The one thing about this episode that didn’t totally work for me was the resolution. Don’t get me wrong, it’s lovely to see Simon the Devious — last seen prowling the sewers of Staten Island like a poo-stained Phantom of the Opera — again. Ditto for Big Vlad, Blavghad the Exsanguinator, Gunthrapple, Wesley Sikes, the Freak Sisters, Mister Fifties, Evil Steve, Freakfest Tony, The Silent One, Greg who Shall Not Be Named, Desdemona the Shrieker, Elvis Presley, Renaldo the Elder, Ken the zombie accountant, Count Rapula, and new crew member Adele Dazeem. (A couple of members of the original crew, including Asian Mike and Horvath the Pit Master, seem to have moved on.)

But their reappearance was a bit of a deus ex machina, a way to write the episode out of the corner it wrote itself into by having the vampires expose themselves (so to speak, though “gaping assholes” are invoked at one point) on television. The bit I found much more clever was the show writing itself out of having to redo all of its sets: Believe it or not, sometimes real-life home-renovation shows do shoddy, surface-level work that simply lays down some cheap vinyl flooring and a couple of tufted pillows while ignoring major structural issues that will cost hundreds of thousands of dollars to fix once the camera crews are gone. (Shocker, I know.) Sometimes they don’t even finish the job, as a Las Vegas couple who sued Property Brothers in 2019 alleged. They just suck these rubes dry and fly off into the night — kind of like a certain monster that’s eluding me right now. Give me a minute. I’ll think of it …

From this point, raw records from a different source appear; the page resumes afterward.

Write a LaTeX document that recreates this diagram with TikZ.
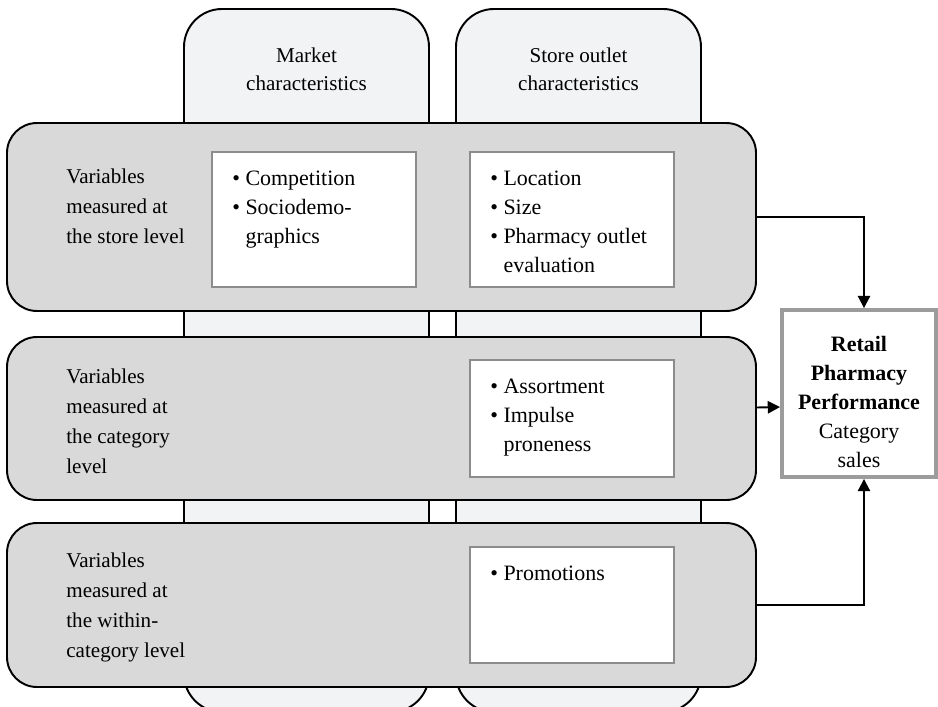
\documentclass[tikz,border=0pt]{standalone}
\usepackage{fontspec}
\setmainfont{Liberation Serif}
\usetikzlibrary{arrows.meta,fit}
\definecolor{tiergray}{HTML}{D9D9D9}
\definecolor{colgray}{HTML}{F2F3F5}
\definecolor{boxgray}{HTML}{8C8C8C}
\definecolor{perfgray}{HTML}{9C9C9C}
\begin{document}
\begin{tikzpicture}[x=0.02cm,y=-0.02cm,
  charcol/.style={draw,line width=1.1pt,fill=colgray,rounded corners=0.76cm,inner sep=0pt},
  tier/.style={draw,line width=1.1pt,fill=tiergray,rounded corners=0.6cm,inner sep=0pt},
  varbox/.style={draw=boxgray,line width=1.1pt,fill=white,inner sep=0pt},
  tiertext/.style={anchor=north west,inner sep=0pt,align=left,font=\fontsize{12}{17}\selectfont},
  itemtext/.style={anchor=north west,inner sep=0pt,align=left,font=\fontsize{12.5}{16.5}\selectfont},
  headtext/.style={anchor=north,inner sep=0pt,align=center,font=\fontsize{12}{16}\selectfont},
  perfbox/.style={draw=perfgray,line width=2.2pt,fill=white,inner sep=0pt},
  perftext/.style={align=center,inner sep=0pt,font=\fontsize{12.5}{16.5}\selectfont},
  flow/.style={line width=1.1pt,-{Triangle[length=7pt,width=7pt]}}]
\useasboundingbox (0,0) rectangle (938,707);

% the two columns, cut off at the bottom
\begin{scope}
\clip (0,0) rectangle (938,707);
\node[charcol,fit={(184,9) (429,712)}] (market) {};
\node[charcol,fit={(456,9) (701,712)}] (store) {};
\end{scope}
\node[headtext] (markethead) at (306.5,47.5) {Market\\characteristics};
\node[headtext] (storehead) at (578.5,47.5) {Store outlet\\characteristics};

% the three levels
\node[tier,fit={(7,123) (756,311)}] (storelvl) {};
\node[tier,fit={(7,337) (756,500)}] (catlvl) {};
\node[tier,fit={(7,523) (756,687)}] (withinlvl) {};

\node[tiertext] (storetxt) at (66,168.5) {Variables\\measured at\\the store level};
\node[tiertext] (cattxt) at (66,368.5) {Variables\\measured at\\the category\\level};
\node[tiertext] (withintxt) at (66,552.5) {Variables\\measured at\\the within-\\category level};

% boxes of variables
\node[varbox,fit={(212,152) (416,287)}] (compbox) {};
\node[varbox,fit={(470,152) (674,287)}] (locbox) {};
\node[varbox,fit={(470,360) (674,477)}] (assortbox) {};
\node[varbox,fit={(470,547) (674,663)}] (promobox) {};

\node[itemtext] (comptxt) at (232,170.5) {\textbullet\ Competition\\\textbullet\ Sociodemo-\\\hphantom{\textbullet\ }graphics};
\node[itemtext] (loctxt) at (490,170.5) {\textbullet\ Location\\\textbullet\ Size\\\textbullet\ Pharmacy outlet\\\hphantom{\textbullet\ }evaluation};
\node[itemtext] (assorttxt) at (490,378.5) {\textbullet\ Assortment\\\textbullet\ Impulse\\\hphantom{\textbullet\ }proneness};
\node[itemtext] (promotxt) at (490,565.5) {\textbullet\ Promotions};

% outcome
\node[perfbox,fit={(782,310) (936,477)}] (perf) {};
\node[perftext] (perftxt) at (859,402) {\textbf{Retail}\\\textbf{Pharmacy}\\\textbf{Performance}\\Category\\sales};

\draw[flow] (storelvl.east) -| ([xshift=0.1cm]perf.north);
\draw[flow] ([yshift=0.22cm]catlvl.east) -- ([yshift=-0.27cm]perf.west);
\draw[flow] (withinlvl.east) -| ([xshift=0.1cm]perf.south);

\end{tikzpicture}
\end{document}
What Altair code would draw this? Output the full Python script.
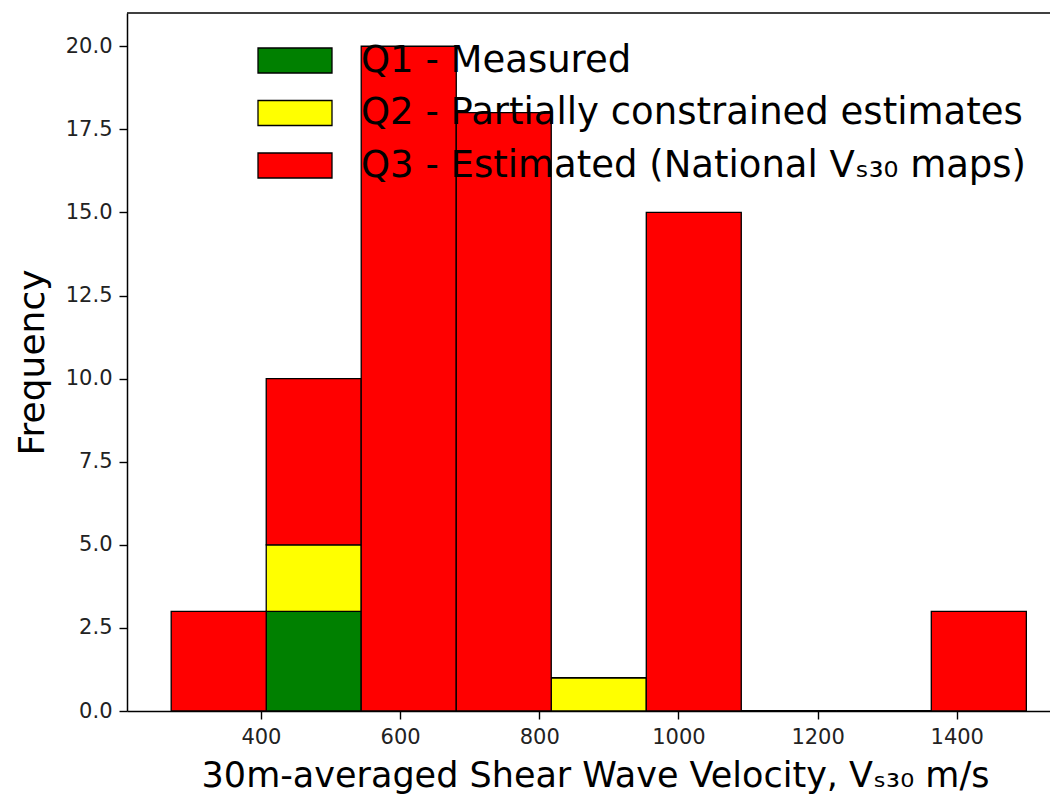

• This week must have been a nice change of pace for the show’s set decorators. Normally, they’re sourcing antique taxidermy and moldy rare books. This week, they just went to HomeGoods, grabbed a cart, and let ’er rip.

• On that note: Fuck sliding barn doors. They’re the worst of all doors, especially for a bathroom. They’re a sign of a slapdash renovation hack job, and everyone can still hear you pooping when they’re closed.

• On that note: I guess I never thought about whether vampires expelled waste. They don’t eat solid food, which maybe puts pooping into question. They must pee, though, as the gang follows a trail of vampire urine to locate the Sire in the oft-referenced “The Escape.”

• “Some of us happen to like waterlogged mahogany and soaking-wet pillows that smell of cheese and moldy stuffed bears, thank you!”

• This episode also marks the return of professional Elvis impersonator Shawn Klush, with whom I became acquainted while ranking onscreen Elvii for this very website. Klush first appeared as Vampire Elvis in the second season of What We Do in the Shadows before being recruited into Simon’s gang, the Leather Skins, the last time they gained entrance to the Staten Island vampire HQ.

• No references to promotional consideration from Milwaukee Tool or Kohl’s in the end credits for this week’s episode, which means those references were bought and paid for (and accurate!).

• This week was more about the visual humor, but a nod and a line-reading trophy to returning champion Matt Berry for “New York Citaayyyyyyy.”

• After the many semi-affectionate sideways references to HGTV, the second-most-referenced TV show on What We Do in the Shadows is RuPaul’s Drag Race, which came up twice last season. Not sure how that crossover would play out, but what a crossover it would be!